As this Situational Analysis helps to note, clearly Aruba has invested much energy and resources in the fight against human trafficking since the introduction in 2006 of a human trafficking article in the Aruban Criminal Code. Through the formation of a Taskforce committed to fighting human trafficking and the introduction of a National Coordinator to supervise and coordinate efforts, Aruba has achieved a great deal towards these ends. Aruba has organized awareness campaigns as part of its prevention efforts, has assisted victims of trafficking and is committed to prosecuting traffickers, albeit no convictions have yet been made (as of December 2012). Through cooperation with other countries within the Kingdom of the Netherlands, the Aruban Government has been able to protect victims of trafficking. This cooperation has also assisted Aruba in setting goals and monitoring efforts against human trafficking.

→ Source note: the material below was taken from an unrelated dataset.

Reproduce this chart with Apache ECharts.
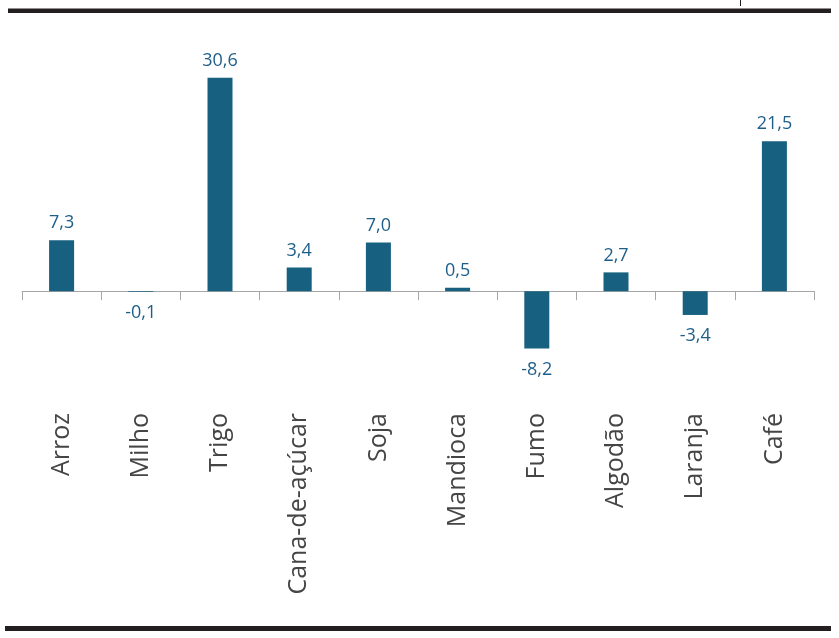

Despite many of the great efforts that this Situational Analysis highlights, there are specific areas that Aruba needs to improve, such as increased visibility on domestic workers by government departments, more contact with and information for newly arrived immigrants, and written policy regarding prostitution in all its forms. The Government of Aruba, in addition, should consider formalizing cooperation with non-governmental organizations (NGOs) in charge of sheltering victims. Moreover, it is necessary for government departments and agencies, NGOs and other groups to receive training on identifying victims of human trafficking. Aruba should continue its efforts to fight human trafficking and strive for a more structured response. It is therefore recommended that the position of the Anti-Human Trafficking and Smuggling National Coordinator be a full-time one and a budget allocated for efforts against human trafficking. These are just some of the major recommendations in this Situational Analysis.